People were very bitter against her. Bryant, her criminal lawyer, pleaded her case. He was a wonderful pleader and ended his plea with the words of Christ, "Let him that is without sin cast the first stone." Court was adjourned shortly before noon after the judge had addressed the jury. The jury filed out and the crowd all went out for lunch. Court resumed about one o’clock; the jury filed in and took their seats. On being questioned by the judge as to how they found the prisoner, the foreman rose and, addressing the judge, said, "Your honor, we find the accused not guilty." One could hear a pin drop. The silence was terrific. Many felt she was guilty, if not of the actual crime, then as an accomplice both before and after the crime.

However, many others felt sorry for her, because both she and some of the witnesses had testified that Mr. Warick had ill-used her in many ways and that she, herself, was innocent.

I never heard anything more about her — where she went, or what became of her. This crime was committed near Disley, up the line a short distance from Lumsden on the C.N.R.

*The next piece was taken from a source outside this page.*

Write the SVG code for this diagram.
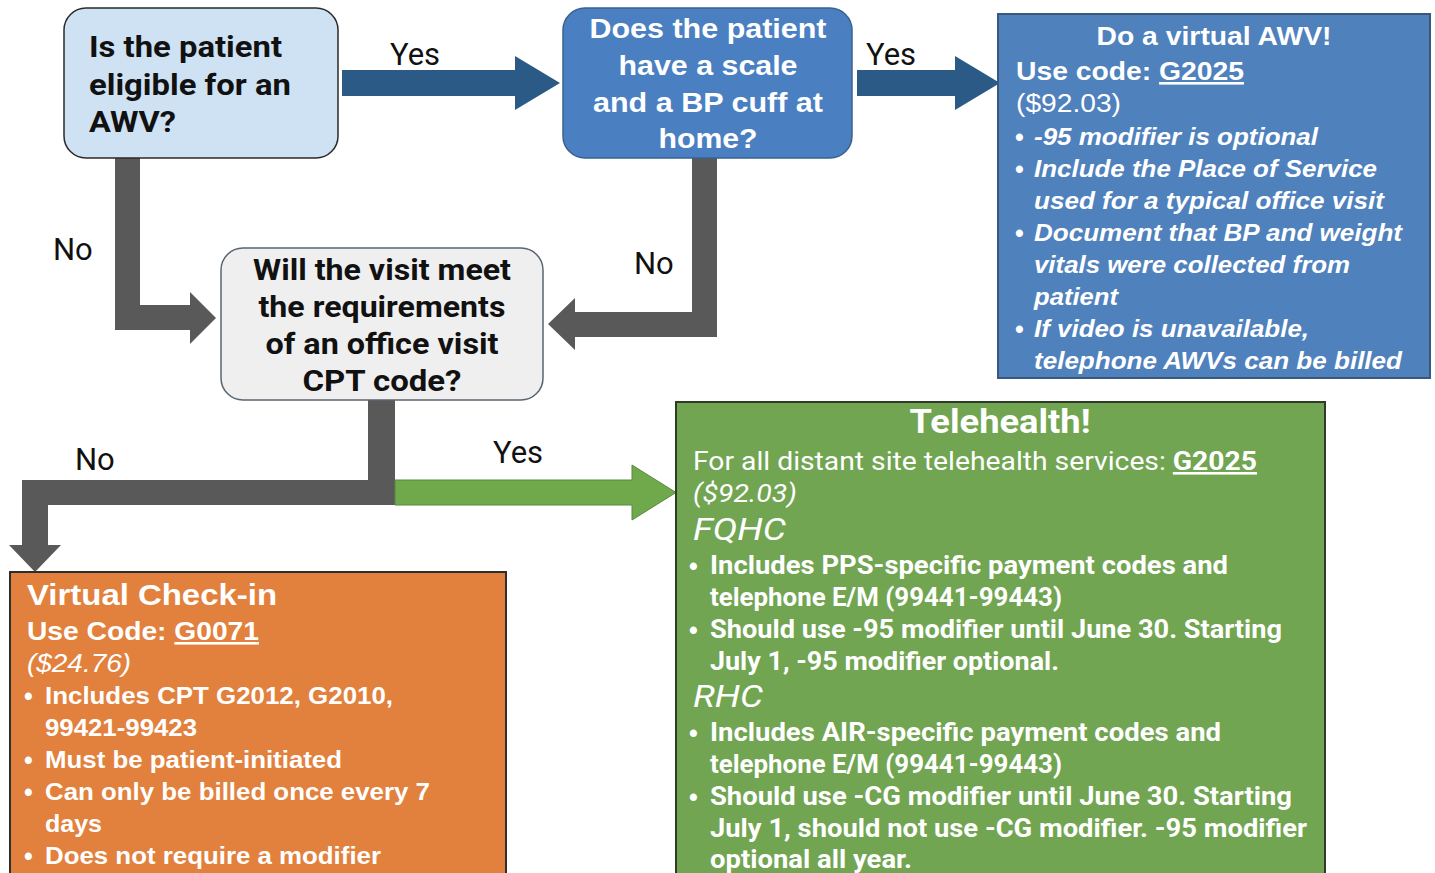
<svg xmlns="http://www.w3.org/2000/svg" width="1435" height="873" viewBox="0 0 1435 873">
<style>
.lbl{font-family:Roboto,"Liberation Sans",sans-serif;font-size:31px;fill:#111}
.q1{font-family:Roboto,"Liberation Sans",sans-serif;font-weight:bold;font-size:30px;fill:#111}
.q2{font-family:"Liberation Sans",Arial,sans-serif;font-weight:bold;font-size:28px;fill:#fff;text-anchor:middle}
.q3{font-family:Roboto,"Liberation Sans",sans-serif;font-weight:bold;font-size:29px;fill:#111;text-anchor:middle}
.w{font-family:"Liberation Sans",Arial,sans-serif;fill:#fff}
.wr{font-family:Roboto,"Liberation Sans",sans-serif;fill:#fff}
.b{font-weight:bold}
.i{font-style:italic}
.u{text-decoration:underline}
.dot{font-family:"Liberation Sans",Arial,sans-serif;font-size:25px;font-style:normal;font-weight:bold;fill:#fff}
.gray{fill:#595959}
.navy{fill:#2b5a86}
</style>
<g id="connectors">
<path class="gray" d="M115,158 H140 V305 H190 V292 L216,318 L190,344 V330 H115 Z"/>
<path class="gray" d="M692,158 H717 V337 H575 V350 L548,324 L575,298 V312 H692 Z"/>
<path class="gray" d="M368,400 H395 V505 H48 V545 H61 L35,572 L9,545 H22 V480 H368 Z"/>
<path fill="#70a84c" stroke="#5b8a3e" stroke-width="1" d="M395,480 H632 V465 L676,492.5 L632,520 V505 H395 Z"/>
<path class="navy" d="M342,70 H515 V56 L560,83 L515,110 V96 H342 Z"/>
<path class="navy" d="M857,70 H955 V56 L1000,83 L955,110 V96 H857 Z"/>
<text class="lbl" x="390" y="65">Yes</text>
<text class="lbl" x="866" y="65">Yes</text>
<text class="lbl" x="53" y="260">No</text>
<text class="lbl" x="634" y="274">No</text>
<text class="lbl" x="75" y="470">No</text>
<text class="lbl" x="493" y="463">Yes</text>
</g>
<g id="node-eligible">
<rect x="64" y="8" width="274" height="150" rx="22" fill="#cfe2f3" stroke="#2a2a2a" stroke-width="1.5"/>
<text class="q1" x="89" y="57" textLength="193" lengthAdjust="spacingAndGlyphs">Is the patient</text>
<text class="q1" x="89" y="95" textLength="202" lengthAdjust="spacingAndGlyphs">eligible for an</text>
<text class="q1" x="89" y="132" textLength="87" lengthAdjust="spacingAndGlyphs">AWV?</text>
</g>
<g id="node-scale">
<rect x="563" y="8" width="289" height="150" rx="22" fill="#4a80c2" stroke="#3a628f" stroke-width="1.5"/>
<text class="q2" x="708" y="38" textLength="237" lengthAdjust="spacingAndGlyphs">Does the patient</text>
<text class="q2" x="708" y="75" textLength="179" lengthAdjust="spacingAndGlyphs">have a scale</text>
<text class="q2" x="708" y="112" textLength="230" lengthAdjust="spacingAndGlyphs">and a BP cuff at</text>
<text class="q2" x="708" y="148" textLength="99" lengthAdjust="spacingAndGlyphs">home?</text>
</g>
<g id="node-office">
<rect x="221" y="248" width="322" height="152" rx="22" fill="#efefef" stroke="#5a6470" stroke-width="1.5"/>
<text class="q3" x="382" y="280" textLength="258" lengthAdjust="spacingAndGlyphs">Will the visit meet</text>
<text class="q3" x="382" y="317" textLength="247" lengthAdjust="spacingAndGlyphs">the requirements</text>
<text class="q3" x="382" y="354" textLength="233" lengthAdjust="spacingAndGlyphs">of an office visit</text>
<text class="q3" x="382" y="391" textLength="159" lengthAdjust="spacingAndGlyphs">CPT code?</text>
</g>
<g id="node-awv">
<rect x="998" y="14" width="432" height="364" fill="#4f81bd" stroke="#37597f" stroke-width="2"/>
<g class="w" font-size="26">
<text class="b" x="1214" y="45" text-anchor="middle" textLength="235" lengthAdjust="spacingAndGlyphs">Do a virtual AWV!</text>
<text class="b" x="1016" y="80" textLength="228" lengthAdjust="spacingAndGlyphs">Use code: <tspan class="u">G2025</tspan></text>
<text x="1016" y="112" textLength="105" lengthAdjust="spacingAndGlyphs">($92.03)</text>
</g>
<g class="w b i" font-size="24">
<text class="dot" x="1015" y="146">•</text><text x="1034" y="145" textLength="284" lengthAdjust="spacingAndGlyphs">-95 modifier is optional</text>
<text class="dot" x="1015" y="178">•</text><text x="1034" y="177" textLength="343" lengthAdjust="spacingAndGlyphs">Include the Place of Service</text>
<text x="1034" y="209" textLength="350" lengthAdjust="spacingAndGlyphs">used for a typical office visit</text>
<text class="dot" x="1015" y="242">•</text><text x="1034" y="241" textLength="368" lengthAdjust="spacingAndGlyphs">Document that BP and weight</text>
<text x="1034" y="273" textLength="316" lengthAdjust="spacingAndGlyphs">vitals were collected from</text>
<text x="1034" y="305" textLength="84" lengthAdjust="spacingAndGlyphs">patient</text>
<text class="dot" x="1015" y="338">•</text><text x="1034" y="337" textLength="275" lengthAdjust="spacingAndGlyphs">If video is unavailable,</text>
<text x="1034" y="369" textLength="368" lengthAdjust="spacingAndGlyphs">telephone AWVs can be billed</text>
</g>
</g>
<g id="node-telehealth">
<rect x="676" y="402" width="649" height="475" fill="#71a552" stroke="#2f3a2a" stroke-width="2"/>
<g class="wr">
<text class="b" x="1000" y="433" font-size="33" text-anchor="middle" textLength="181" lengthAdjust="spacingAndGlyphs">Telehealth!</text>
<text x="693" y="470" font-size="26" textLength="564" lengthAdjust="spacingAndGlyphs">For all distant site telehealth services: <tspan class="b u">G2025</tspan></text>
<text class="i" x="693" y="502" font-size="26" textLength="104" lengthAdjust="spacingAndGlyphs">($92.03)</text>
<text class="i" x="693" y="540" font-size="32" textLength="93" lengthAdjust="spacingAndGlyphs">FQHC</text>
<text class="i" x="693" y="707" font-size="32" textLength="70" lengthAdjust="spacingAndGlyphs">RHC</text>
</g>
<g class="wr b" font-size="25">
<text class="dot" x="689" y="575">•</text><text x="710" y="574" textLength="518" lengthAdjust="spacingAndGlyphs">Includes PPS-specific payment codes and</text>
<text x="710" y="606" textLength="352" lengthAdjust="spacingAndGlyphs">telephone E/M (99441-99443)</text>
<text class="dot" x="689" y="639">•</text><text x="710" y="638" textLength="572" lengthAdjust="spacingAndGlyphs">Should use -95 modifier until June 30. Starting</text>
<text x="710" y="670" textLength="349" lengthAdjust="spacingAndGlyphs">July 1, -95 modifier optional.</text>
<text class="dot" x="689" y="742">•</text><text x="710" y="741" textLength="511" lengthAdjust="spacingAndGlyphs">Includes AIR-specific payment codes and</text>
<text x="710" y="773" textLength="352" lengthAdjust="spacingAndGlyphs">telephone E/M (99441-99443)</text>
<text class="dot" x="689" y="806">•</text><text x="710" y="805" textLength="582" lengthAdjust="spacingAndGlyphs">Should use -CG modifier until June 30. Starting</text>
<text x="710" y="837" textLength="597" lengthAdjust="spacingAndGlyphs">July 1, should not use -CG modifier. -95 modifier</text>
<text x="710" y="868" textLength="202" lengthAdjust="spacingAndGlyphs">optional all year.</text>
</g>
</g>
<g id="node-checkin">
<rect x="10" y="572" width="496" height="305" fill="#e2813e" stroke="#2e2e2e" stroke-width="2"/>
<g class="w">
<text class="b" x="27" y="605" font-size="30" textLength="250" lengthAdjust="spacingAndGlyphs">Virtual Check-in</text>
<text class="b" x="27" y="640" font-size="26" textLength="232" lengthAdjust="spacingAndGlyphs">Use Code: <tspan class="u">G0071</tspan></text>
<text class="i" x="27" y="672" font-size="26" textLength="104" lengthAdjust="spacingAndGlyphs">($24.76)</text>
</g>
<g class="w b" font-size="24">
<text class="dot" x="24" y="705">•</text><text x="45" y="704" textLength="348" lengthAdjust="spacingAndGlyphs">Includes CPT G2012, G2010,</text>
<text x="45" y="736" textLength="152" lengthAdjust="spacingAndGlyphs">99421-99423</text>
<text class="dot" x="24" y="769">•</text><text x="45" y="768" textLength="297" lengthAdjust="spacingAndGlyphs">Must be patient-initiated</text>
<text class="dot" x="24" y="801">•</text><text x="45" y="800" textLength="385" lengthAdjust="spacingAndGlyphs">Can only be billed once every 7</text>
<text x="45" y="832" textLength="57" lengthAdjust="spacingAndGlyphs">days</text>
<text class="dot" x="24" y="865">•</text><text x="45" y="864" textLength="336" lengthAdjust="spacingAndGlyphs">Does not require a modifier</text>
</g>
</g>
</svg>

It is strange, in a way, how crime affects ones whole life. This woman had had her friends before this murder was committed but I heard they had nothing to do with her after the trial. Whether this is the Christian way to treat one who has been a friend, or not, is hard to say. In the minds of so many, although she was acquitted, there still hung a suspicion of her guilt, although no one breathed it to another. The law had pronounced her innocent: what more could they want. Yet everyone shunned her. There were so many instances where she had been, by her own testimony, unfaithful and intimate with Price, it was hard to brush that part of it out of their minds. Perhaps she had been unhappy in her marriage and, as in so many cases, had turned to Price for sympathy. Who can tell! Her life was ruined.